The Clean Growth Challenge is part of the Government’s plan to legislate an end to the UK’s global warming contributions. If it achieves its goal by 2050, it will be the first of the major economies to do so. It has already begun supporting the development of plant-based plastics, in addition to announcing a possible deposit return scheme for plastic bottles, glass bottles and tin cans. The new initiative will involve a £60 million investment from the government alongside up to £149 million from British businesses to reduce plastic pollution.

At current rates, the amount of plastic packaging produced and then discarded will only increase between now and 2050. In recent times, around 80 million tons of plastic has been produced every year and, of that, 95% has only a short lifecycle before being wasted. As well as contributing to landfill and pollution, this means that the plastic is no longer able to contribute to the economy. The new initiative aims to change that.

There are multiple levels to the Government’s plan. Firstly, waste will need to be cut at all stages of the plastic supply chain, but then businesses will have to rethink their overall operations. There is also a push to develop new materials for use in packaging. Food waste, wood chippings and plants (including seaweed) all offer better recycling potential than traditional plastics and should produce less carbon dioxide in their manufacture.

One part of the new initiative is a call for evidence by the Government to help set the standards for biodegradable, compostable and other bio-based plastics. It wants to know which materials are most sustainable and what kind of wider impact could result from those materials being introduced. It also wants to know how these materials should be labelled. The consultation will run until the 14th October and is primarily aimed at researchers, scientists and manufacturers.

The Government is not the only body seeking to reduce plastic. Many businesses, including supermarkets, are implementing strategies to reduce their plastic waste. Sainsbury’s is removing plastic packaging from its fresh fruit and vegetables as well as making it possible to refill water bottles in shops as part of its plan to remove 10,000 tons of plastic within a year.

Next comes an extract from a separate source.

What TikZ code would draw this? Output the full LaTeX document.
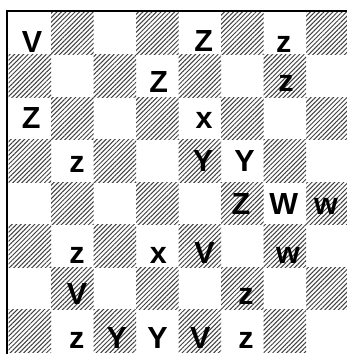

Meanwhile, Waitrose has announced that it will use recycled plastic (primarily from bottles and trays) for ready meal packaging, which could lead to every ready meal having a different packaging colour depending on the plastic used.

Reducing single-use plastic is currently a priority for consumers, which means that it must also become a priority for businesses and the Government. This new funding is an important step in the process of ensuring that less plastic waste is produced, and that when it is, it can be disposed of in environmentally friendly ways.